YOUR INSTRUCTIONS: Repeat exactly the lines running from the first line of the data to the line containing "const alWaxFit = [[0, 99.81], [32, 99.08]];", both ends included, and nothing else; drop the pictures.

GIVEN INFORMATION:
▶

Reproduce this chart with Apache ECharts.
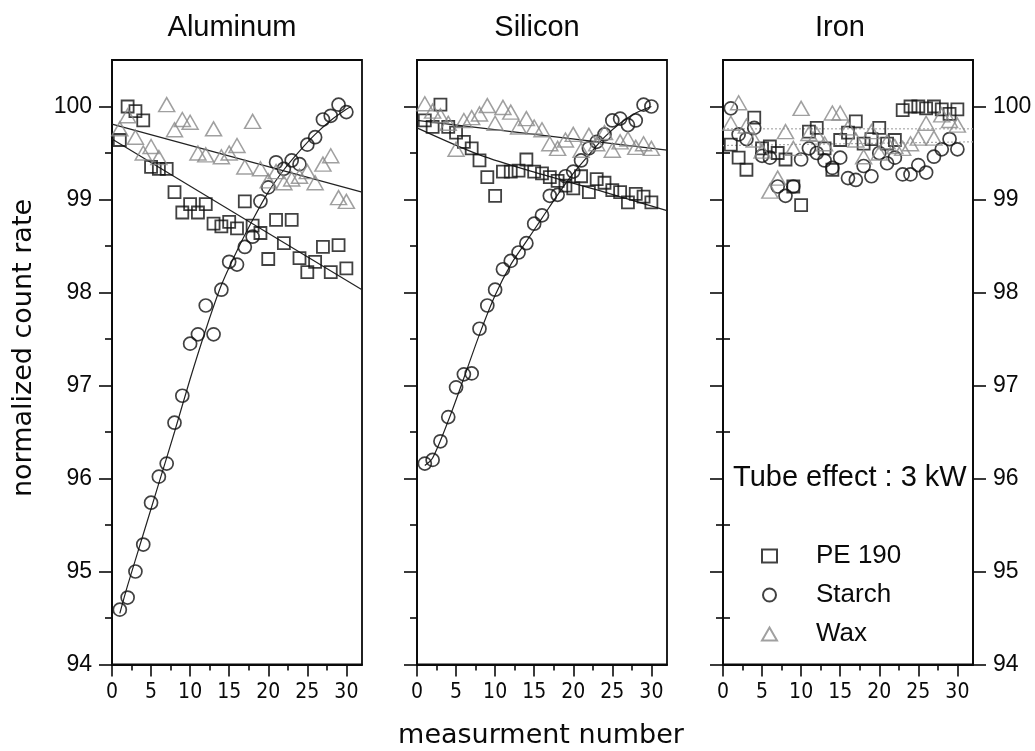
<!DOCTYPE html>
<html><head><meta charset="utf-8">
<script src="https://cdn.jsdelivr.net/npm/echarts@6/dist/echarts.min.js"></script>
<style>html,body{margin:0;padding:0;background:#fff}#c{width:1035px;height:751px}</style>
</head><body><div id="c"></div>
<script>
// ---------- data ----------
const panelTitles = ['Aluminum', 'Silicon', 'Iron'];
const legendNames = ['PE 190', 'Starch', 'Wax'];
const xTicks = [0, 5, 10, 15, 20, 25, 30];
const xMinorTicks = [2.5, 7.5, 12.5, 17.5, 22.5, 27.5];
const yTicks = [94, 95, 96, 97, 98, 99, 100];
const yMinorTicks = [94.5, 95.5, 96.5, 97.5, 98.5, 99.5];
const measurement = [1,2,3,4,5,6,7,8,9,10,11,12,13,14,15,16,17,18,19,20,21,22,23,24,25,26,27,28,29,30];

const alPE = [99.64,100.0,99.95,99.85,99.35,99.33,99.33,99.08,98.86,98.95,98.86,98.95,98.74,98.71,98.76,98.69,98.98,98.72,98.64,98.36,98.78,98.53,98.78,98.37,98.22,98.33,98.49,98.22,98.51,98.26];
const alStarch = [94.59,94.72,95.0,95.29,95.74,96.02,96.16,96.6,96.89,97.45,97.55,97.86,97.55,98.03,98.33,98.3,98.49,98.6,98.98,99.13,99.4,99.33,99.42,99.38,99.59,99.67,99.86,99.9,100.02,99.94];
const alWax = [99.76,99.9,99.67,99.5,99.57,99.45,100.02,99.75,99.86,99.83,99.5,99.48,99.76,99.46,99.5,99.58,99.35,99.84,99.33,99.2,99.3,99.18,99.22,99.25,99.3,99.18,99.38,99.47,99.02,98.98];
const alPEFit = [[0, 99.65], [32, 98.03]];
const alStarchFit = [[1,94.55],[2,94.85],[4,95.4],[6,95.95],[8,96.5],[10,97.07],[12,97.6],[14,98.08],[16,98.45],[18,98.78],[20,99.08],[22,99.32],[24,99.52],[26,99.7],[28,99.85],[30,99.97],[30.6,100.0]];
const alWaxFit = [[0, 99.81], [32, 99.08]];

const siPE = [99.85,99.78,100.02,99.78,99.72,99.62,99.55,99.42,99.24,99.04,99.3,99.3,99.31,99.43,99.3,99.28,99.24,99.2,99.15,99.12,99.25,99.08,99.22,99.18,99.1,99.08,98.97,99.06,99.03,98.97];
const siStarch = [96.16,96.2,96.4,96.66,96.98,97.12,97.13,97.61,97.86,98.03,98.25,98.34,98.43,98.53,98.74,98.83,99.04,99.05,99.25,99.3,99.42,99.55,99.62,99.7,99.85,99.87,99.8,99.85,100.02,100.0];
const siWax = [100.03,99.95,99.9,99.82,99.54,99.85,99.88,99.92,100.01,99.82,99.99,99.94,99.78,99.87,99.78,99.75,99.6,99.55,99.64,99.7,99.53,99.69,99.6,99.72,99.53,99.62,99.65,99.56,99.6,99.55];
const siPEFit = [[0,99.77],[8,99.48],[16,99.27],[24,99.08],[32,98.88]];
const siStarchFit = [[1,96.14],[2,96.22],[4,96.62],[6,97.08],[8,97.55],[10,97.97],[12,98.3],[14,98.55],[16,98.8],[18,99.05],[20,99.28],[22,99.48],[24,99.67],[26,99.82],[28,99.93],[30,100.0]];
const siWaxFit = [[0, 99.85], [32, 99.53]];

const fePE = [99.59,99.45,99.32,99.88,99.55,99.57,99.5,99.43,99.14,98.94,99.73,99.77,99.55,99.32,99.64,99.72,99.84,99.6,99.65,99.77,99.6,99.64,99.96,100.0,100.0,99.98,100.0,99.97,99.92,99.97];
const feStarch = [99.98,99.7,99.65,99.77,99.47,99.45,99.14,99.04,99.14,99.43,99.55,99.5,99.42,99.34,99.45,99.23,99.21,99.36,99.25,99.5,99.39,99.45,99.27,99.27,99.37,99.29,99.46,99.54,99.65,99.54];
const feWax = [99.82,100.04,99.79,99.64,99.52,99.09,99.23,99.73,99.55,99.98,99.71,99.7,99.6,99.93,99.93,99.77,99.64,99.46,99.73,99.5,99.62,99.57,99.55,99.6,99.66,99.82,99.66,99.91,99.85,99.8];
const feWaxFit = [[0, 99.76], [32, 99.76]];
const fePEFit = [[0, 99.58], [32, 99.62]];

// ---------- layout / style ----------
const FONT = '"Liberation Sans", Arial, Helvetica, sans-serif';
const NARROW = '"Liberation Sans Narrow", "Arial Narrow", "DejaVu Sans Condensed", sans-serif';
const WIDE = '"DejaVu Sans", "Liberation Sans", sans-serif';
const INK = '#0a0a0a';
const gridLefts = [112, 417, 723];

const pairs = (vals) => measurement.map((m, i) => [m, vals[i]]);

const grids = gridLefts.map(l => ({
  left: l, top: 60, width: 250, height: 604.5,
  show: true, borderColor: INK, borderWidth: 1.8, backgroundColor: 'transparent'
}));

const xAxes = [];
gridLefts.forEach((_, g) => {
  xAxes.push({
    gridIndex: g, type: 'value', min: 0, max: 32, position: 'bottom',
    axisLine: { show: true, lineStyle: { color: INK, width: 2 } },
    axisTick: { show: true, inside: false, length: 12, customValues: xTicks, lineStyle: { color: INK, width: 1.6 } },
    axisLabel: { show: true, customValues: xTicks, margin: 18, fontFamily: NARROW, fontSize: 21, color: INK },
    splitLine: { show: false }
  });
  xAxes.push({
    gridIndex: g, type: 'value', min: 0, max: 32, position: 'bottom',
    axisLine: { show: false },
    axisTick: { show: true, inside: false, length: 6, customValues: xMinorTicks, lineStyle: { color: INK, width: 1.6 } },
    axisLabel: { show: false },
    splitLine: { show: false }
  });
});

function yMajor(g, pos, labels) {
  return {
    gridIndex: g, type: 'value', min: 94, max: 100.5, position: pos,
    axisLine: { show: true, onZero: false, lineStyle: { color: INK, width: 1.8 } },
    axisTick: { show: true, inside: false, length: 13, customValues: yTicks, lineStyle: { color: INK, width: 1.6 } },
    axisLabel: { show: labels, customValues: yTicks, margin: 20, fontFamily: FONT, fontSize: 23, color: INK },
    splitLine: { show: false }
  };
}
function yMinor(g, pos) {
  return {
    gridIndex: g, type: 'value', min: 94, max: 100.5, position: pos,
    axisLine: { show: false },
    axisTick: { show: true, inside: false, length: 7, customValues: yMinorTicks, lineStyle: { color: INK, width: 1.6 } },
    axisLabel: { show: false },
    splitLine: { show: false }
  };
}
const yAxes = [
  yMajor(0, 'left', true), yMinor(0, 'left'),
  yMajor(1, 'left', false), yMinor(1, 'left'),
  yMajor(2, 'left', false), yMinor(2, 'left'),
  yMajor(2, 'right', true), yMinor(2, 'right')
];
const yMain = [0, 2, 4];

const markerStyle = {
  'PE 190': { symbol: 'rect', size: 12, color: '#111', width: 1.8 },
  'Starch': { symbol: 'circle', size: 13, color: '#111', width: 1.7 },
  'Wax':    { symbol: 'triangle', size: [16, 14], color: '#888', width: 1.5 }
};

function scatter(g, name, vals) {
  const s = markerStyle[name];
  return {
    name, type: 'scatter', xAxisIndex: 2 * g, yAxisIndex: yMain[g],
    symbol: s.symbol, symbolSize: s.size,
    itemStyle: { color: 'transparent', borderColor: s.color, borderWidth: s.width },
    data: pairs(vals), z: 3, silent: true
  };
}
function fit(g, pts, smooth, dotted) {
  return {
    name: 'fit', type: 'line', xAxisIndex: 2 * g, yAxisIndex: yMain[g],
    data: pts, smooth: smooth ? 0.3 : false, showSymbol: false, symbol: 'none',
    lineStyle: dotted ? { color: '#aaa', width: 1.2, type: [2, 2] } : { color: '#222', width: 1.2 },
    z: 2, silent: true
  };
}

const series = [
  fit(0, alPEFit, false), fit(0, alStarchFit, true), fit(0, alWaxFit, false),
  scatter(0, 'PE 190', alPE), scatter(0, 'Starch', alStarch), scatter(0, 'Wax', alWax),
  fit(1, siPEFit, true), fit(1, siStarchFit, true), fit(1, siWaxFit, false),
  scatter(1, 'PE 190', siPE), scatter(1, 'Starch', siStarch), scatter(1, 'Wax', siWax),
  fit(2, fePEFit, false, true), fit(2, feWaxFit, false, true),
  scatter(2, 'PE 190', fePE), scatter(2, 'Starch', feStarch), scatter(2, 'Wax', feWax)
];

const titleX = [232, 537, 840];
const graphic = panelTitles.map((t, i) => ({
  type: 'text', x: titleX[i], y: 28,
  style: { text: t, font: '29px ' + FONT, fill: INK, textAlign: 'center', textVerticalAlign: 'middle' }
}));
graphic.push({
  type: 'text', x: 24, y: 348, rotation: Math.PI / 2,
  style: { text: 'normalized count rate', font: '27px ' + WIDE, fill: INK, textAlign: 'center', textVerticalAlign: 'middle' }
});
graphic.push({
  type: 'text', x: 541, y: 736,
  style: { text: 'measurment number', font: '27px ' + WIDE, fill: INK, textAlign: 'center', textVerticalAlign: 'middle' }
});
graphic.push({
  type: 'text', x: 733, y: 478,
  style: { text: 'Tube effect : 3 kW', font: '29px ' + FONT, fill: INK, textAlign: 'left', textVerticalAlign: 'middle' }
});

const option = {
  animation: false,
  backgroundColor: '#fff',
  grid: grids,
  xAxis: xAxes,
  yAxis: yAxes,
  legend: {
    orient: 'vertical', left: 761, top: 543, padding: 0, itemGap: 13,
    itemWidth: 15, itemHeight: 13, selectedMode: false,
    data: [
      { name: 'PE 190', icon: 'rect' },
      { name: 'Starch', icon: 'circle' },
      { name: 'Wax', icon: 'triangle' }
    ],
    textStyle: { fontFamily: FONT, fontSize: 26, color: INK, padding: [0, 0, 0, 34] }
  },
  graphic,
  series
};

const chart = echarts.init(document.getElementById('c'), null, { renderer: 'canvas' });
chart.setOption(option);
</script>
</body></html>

◀

OUTPUT BELOW:
Reproduce this chart with Apache ECharts.
<!DOCTYPE html>
<html><head><meta charset="utf-8">
<script src="https://cdn.jsdelivr.net/npm/echarts@6/dist/echarts.min.js"></script>
<style>html,body{margin:0;padding:0;background:#fff}#c{width:1035px;height:751px}</style>
</head><body><div id="c"></div>
<script>
// ---------- data ----------
const panelTitles = ['Aluminum', 'Silicon', 'Iron'];
const legendNames = ['PE 190', 'Starch', 'Wax'];
const xTicks = [0, 5, 10, 15, 20, 25, 30];
const xMinorTicks = [2.5, 7.5, 12.5, 17.5, 22.5, 27.5];
const yTicks = [94, 95, 96, 97, 98, 99, 100];
const yMinorTicks = [94.5, 95.5, 96.5, 97.5, 98.5, 99.5];
const measurement = [1,2,3,4,5,6,7,8,9,10,11,12,13,14,15,16,17,18,19,20,21,22,23,24,25,26,27,28,29,30];

const alPE = [99.64,100.0,99.95,99.85,99.35,99.33,99.33,99.08,98.86,98.95,98.86,98.95,98.74,98.71,98.76,98.69,98.98,98.72,98.64,98.36,98.78,98.53,98.78,98.37,98.22,98.33,98.49,98.22,98.51,98.26];
const alStarch = [94.59,94.72,95.0,95.29,95.74,96.02,96.16,96.6,96.89,97.45,97.55,97.86,97.55,98.03,98.33,98.3,98.49,98.6,98.98,99.13,99.4,99.33,99.42,99.38,99.59,99.67,99.86,99.9,100.02,99.94];
const alWax = [99.76,99.9,99.67,99.5,99.57,99.45,100.02,99.75,99.86,99.83,99.5,99.48,99.76,99.46,99.5,99.58,99.35,99.84,99.33,99.2,99.3,99.18,99.22,99.25,99.3,99.18,99.38,99.47,99.02,98.98];
const alPEFit = [[0, 99.65], [32, 98.03]];
const alStarchFit = [[1,94.55],[2,94.85],[4,95.4],[6,95.95],[8,96.5],[10,97.07],[12,97.6],[14,98.08],[16,98.45],[18,98.78],[20,99.08],[22,99.32],[24,99.52],[26,99.7],[28,99.85],[30,99.97],[30.6,100.0]];
const alWaxFit = [[0, 99.81], [32, 99.08]];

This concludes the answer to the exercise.